● **Given task**:
Omit pictures and quote the listing below line by line, from its start through the line that holds "0.0, 0.0, 0.0];".

● **Data excerpt**:
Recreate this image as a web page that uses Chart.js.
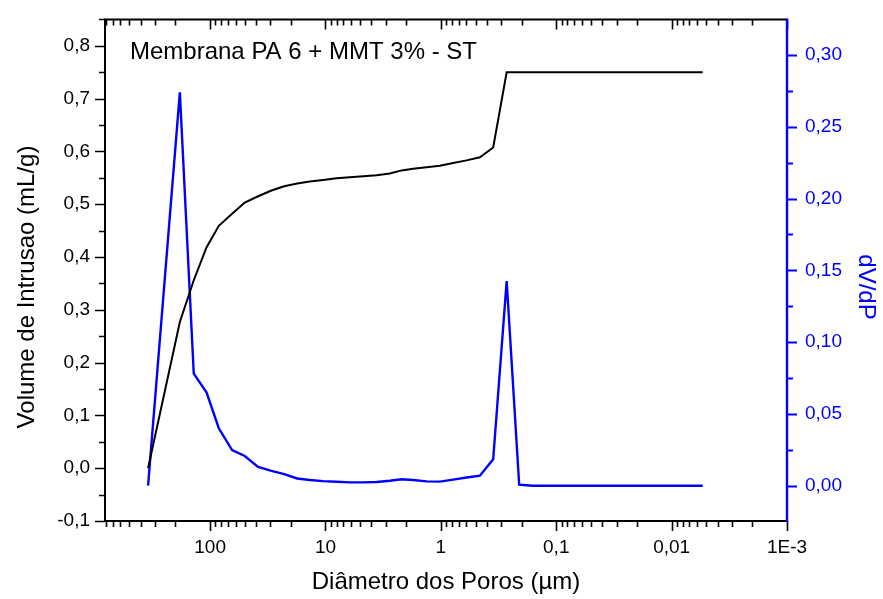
<!DOCTYPE html>
<html>
<head>
<meta charset="utf-8">
<script src="https://cdn.jsdelivr.net/npm/chart.js@4/dist/chart.umd.min.js"></script>
<style>
html,body{margin:0;padding:0;background:#fff;}
#wrap{width:883px;height:599px;}
</style>
</head>
<body>
<div id="wrap"><canvas id="c" width="883" height="599"></canvas></div>
<script>
// Pore diameter (µm)
const diameters = [345, 183, 138.6, 107.5, 84.1, 64.5, 50.1, 38.4, 29.4, 22.8, 17.6, 13.7, 10.5, 8.02, 6.15, 4.72, 3.61, 2.77, 2.19, 1.74, 1.33, 1.02, 0.782, 0.599, 0.459, 0.352, 0.269, 0.2095, 0.160, 0.123, 0.0942, 0.0721, 0.0553, 0.0424, 0.0325, 0.0248, 0.0190, 0.0146, 0.0112, 0.00857, 0.00657, 0.00538];
// Cumulative intrusion volume (mL/g)
const volume = [0.0, 0.277, 0.356, 0.418, 0.459, 0.482, 0.503, 0.515, 0.526, 0.534, 0.539, 0.543, 0.546, 0.549, 0.551, 0.553, 0.555, 0.558, 0.564, 0.567, 0.570, 0.573, 0.578, 0.583, 0.589, 0.6075, 0.750, 0.750, 0.750, 0.750, 0.750, 0.750, 0.750, 0.750, 0.750, 0.750, 0.750, 0.750, 0.750, 0.750, 0.750, 0.750];
// dV/dP
const dvdp = [0.0, 0.274, 0.078, 0.065, 0.040, 0.0248, 0.0207, 0.0131, 0.0103, 0.0081, 0.0050, 0.0040, 0.0032, 0.0027, 0.0023, 0.0023, 0.0026, 0.0034, 0.0045, 0.0040, 0.0030, 0.0028, 0.0042, 0.0057, 0.0070, 0.0184, 0.1426, 0.0007, 0.0, 0.0, 0.0, 0.0, 0.0, 0.0, 0.0, 0.0, 0.0, 0.0, 0.0, 0.0, 0.0, 0.0];

const xTickValues = [100, 10, 1, 0.1, 0.01, 0.001];
const xTickLabels = ["100", "10", "1", "0,1", "0,01", "1E-3"];
const leftTickValues = [-0.1, 0.0, 0.1, 0.2, 0.3, 0.4, 0.5, 0.6, 0.7, 0.8];
const rightTickValues = [0.0, 0.05, 0.10, 0.15, 0.20, 0.25, 0.30];

const chartTitle = "Membrana PA 6 + MMT 3% - ST";
const xTitle = "Diâmetro dos Poros (µm)";
const yLeftTitle = "Volume de Intrusao (mL/g)";
const yRightTitle = "dV/dP";

const FONT = "'Liberation Sans', Arial, sans-serif";
const BLUE = "#0000ff";

const ticksPlugin = {
  id: 'originTicks',
  afterDraw(chart) {
    const ctx = chart.ctx;
    const ca = chart.chartArea;
    const sx = chart.scales.x, sy = chart.scales.y, sy2 = chart.scales.y2;
    ctx.save();
    ctx.lineCap = 'butt';
    ctx.strokeStyle = '#000'; ctx.lineWidth = 2;
    ctx.beginPath();
    ctx.moveTo(ca.left, ca.top); ctx.lineTo(ca.right, ca.top);
    ctx.moveTo(ca.left, ca.bottom); ctx.lineTo(ca.right, ca.bottom);
    ctx.moveTo(ca.left, ca.top - 1); ctx.lineTo(ca.left, ca.bottom + 1);
    ctx.stroke();
    ctx.lineWidth = 1.6;
    ctx.beginPath();
    for (let e = -3; e <= 3; e++) {
      for (let k = 1; k <= 9; k++) {
        const v = k * Math.pow(10, e);
        if (v < sx.min || v > sx.max) continue;
        const px = Math.round(sx.getPixelForValue(v)) + 0.5;
        const len = k === 1 ? 10 : 6;
        ctx.moveTo(px, ca.bottom); ctx.lineTo(px, ca.bottom + len);
        ctx.moveTo(px, ca.top); ctx.lineTo(px, ca.top + len);
      }
    }
    ctx.stroke();
    ctx.beginPath();
    for (let i = -2; i <= 17; i++) {
      const v = i * 0.05;
      if (v < sy.min - 1e-9 || v > sy.max + 1e-9) continue;
      const py = Math.round(sy.getPixelForValue(v)) + 0.5;
      const len = (i % 2 === 0) ? 10 : 6;
      ctx.moveTo(ca.left, py); ctx.lineTo(ca.left - len, py);
    }
    ctx.stroke();
    ctx.strokeStyle = BLUE; ctx.lineWidth = 2.4;
    ctx.beginPath();
    ctx.moveTo(ca.right, ca.top - 1); ctx.lineTo(ca.right, ca.bottom + 1);
    ctx.stroke();
    ctx.lineWidth = 1.8;
    ctx.beginPath();
    for (let i = -1; i <= 13; i++) {
      const v = i * 0.025;
      if (v < sy2.min - 1e-9 || v > sy2.max + 1e-9) continue;
      const py = Math.round(sy2.getPixelForValue(v)) + 0.5;
      const len = (i % 2 === 0) ? 10 : 6;
      ctx.moveTo(ca.right, py); ctx.lineTo(ca.right + len, py);
    }
    ctx.stroke();
    ctx.fillStyle = '#000';
    ctx.font = "24px " + FONT;
    ctx.textBaseline = 'middle';
    ctx.textAlign = 'left';
    ctx.fillText(chartTitle, 130, 52);
    ctx.textAlign = 'center';
    ctx.fillText(xTitle, (ca.left + ca.right) / 2, 582);
    ctx.save();
    ctx.translate(27, 287);
    ctx.rotate(-Math.PI / 2);
    ctx.fillText(yLeftTitle, 0, 0);
    ctx.restore();
    ctx.save();
    ctx.fillStyle = BLUE;
    ctx.translate(866, 287);
    ctx.rotate(Math.PI / 2);
    ctx.fillText(yRightTitle, 0, 0);
    ctx.restore();
    ctx.restore();
  }
};

new Chart(document.getElementById('c'), {
  type: 'line',
  data: {
    datasets: [
      {
        label: 'Volume',
        data: diameters.map((d, i) => ({x: d, y: volume[i]})),
        borderColor: '#000', borderWidth: 2, pointRadius: 0, tension: 0, yAxisID: 'y'
      },
      {
        label: 'dV/dP',
        data: diameters.map((d, i) => ({x: d, y: dvdp[i]})),
        borderColor: BLUE, borderWidth: 2.4, pointRadius: 0, tension: 0, yAxisID: 'y2'
      }
    ]
  },
  options: {
    responsive: false,
    animation: false,
    events: [],
    layout: {padding: {top: 15, left: 0, right: 0, bottom: 0}},
    plugins: {legend: {display: false}, tooltip: {enabled: false}},
    scales: {
      x: {
        type: 'logarithmic', reverse: true, min: 0.001, max: 815, position: 'bottom',
        border: {display: false},
        grid: {display: false, drawTicks: true, tickLength: 10},
        afterBuildTicks: s => { s.ticks = xTickValues.map(v => ({value: v})); },
        afterFit: s => { s.height = 78; },
        ticks: {
          autoSkip: false, maxRotation: 0, padding: 5, color: '#000',
          font: {family: FONT, size: 19},
          callback: (v, i) => xTickLabels[i]
        }
      },
      y: {
        type: 'linear', position: 'left', min: -0.1, max: 0.85,
        border: {display: false},
        grid: {display: false, drawTicks: true, tickLength: 10},
        afterBuildTicks: s => { s.ticks = leftTickValues.map(v => ({value: v})); },
        afterFit: s => { s.width = 105; },
        ticks: {
          padding: 5, color: '#000', font: {family: FONT, size: 19},
          callback: v => v.toFixed(1).replace('.', ',')
        }
      },
      y2: {
        type: 'linear', position: 'right', min: -0.0246, max: 0.3248,
        border: {display: false},
        grid: {display: false, drawTicks: true, tickLength: 10},
        afterBuildTicks: s => { s.ticks = rightTickValues.map(v => ({value: v})); },
        afterFit: s => { s.width = 96; },
        ticks: {
          padding: 8, color: BLUE, font: {family: FONT, size: 19},
          callback: v => v.toFixed(2).replace('.', ',')
        }
      }
    }
  },
  plugins: [ticksPlugin]
});
</script>
</body>
</html>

● **Output for this exercise**:
Recreate this image as a web page that uses Chart.js.
<!DOCTYPE html>
<html>
<head>
<meta charset="utf-8">
<script src="https://cdn.jsdelivr.net/npm/chart.js@4/dist/chart.umd.min.js"></script>
<style>
html,body{margin:0;padding:0;background:#fff;}
#wrap{width:883px;height:599px;}
</style>
</head>
<body>
<div id="wrap"><canvas id="c" width="883" height="599"></canvas></div>
<script>
// Pore diameter (µm)
const diameters = [345, 183, 138.6, 107.5, 84.1, 64.5, 50.1, 38.4, 29.4, 22.8, 17.6, 13.7, 10.5, 8.02, 6.15, 4.72, 3.61, 2.77, 2.19, 1.74, 1.33, 1.02, 0.782, 0.599, 0.459, 0.352, 0.269, 0.2095, 0.160, 0.123, 0.0942, 0.0721, 0.0553, 0.0424, 0.0325, 0.0248, 0.0190, 0.0146, 0.0112, 0.00857, 0.00657, 0.00538];
// Cumulative intrusion volume (mL/g)
const volume = [0.0, 0.277, 0.356, 0.418, 0.459, 0.482, 0.503, 0.515, 0.526, 0.534, 0.539, 0.543, 0.546, 0.549, 0.551, 0.553, 0.555, 0.558, 0.564, 0.567, 0.570, 0.573, 0.578, 0.583, 0.589, 0.6075, 0.750, 0.750, 0.750, 0.750, 0.750, 0.750, 0.750, 0.750, 0.750, 0.750, 0.750, 0.750, 0.750, 0.750, 0.750, 0.750];
// dV/dP
const dvdp = [0.0, 0.274, 0.078, 0.065, 0.040, 0.0248, 0.0207, 0.0131, 0.0103, 0.0081, 0.0050, 0.0040, 0.0032, 0.0027, 0.0023, 0.0023, 0.0026, 0.0034, 0.0045, 0.0040, 0.0030, 0.0028, 0.0042, 0.0057, 0.0070, 0.0184, 0.1426, 0.0007, 0.0, 0.0, 0.0, 0.0, 0.0, 0.0, 0.0, 0.0, 0.0, 0.0, 0.0, 0.0, 0.0, 0.0];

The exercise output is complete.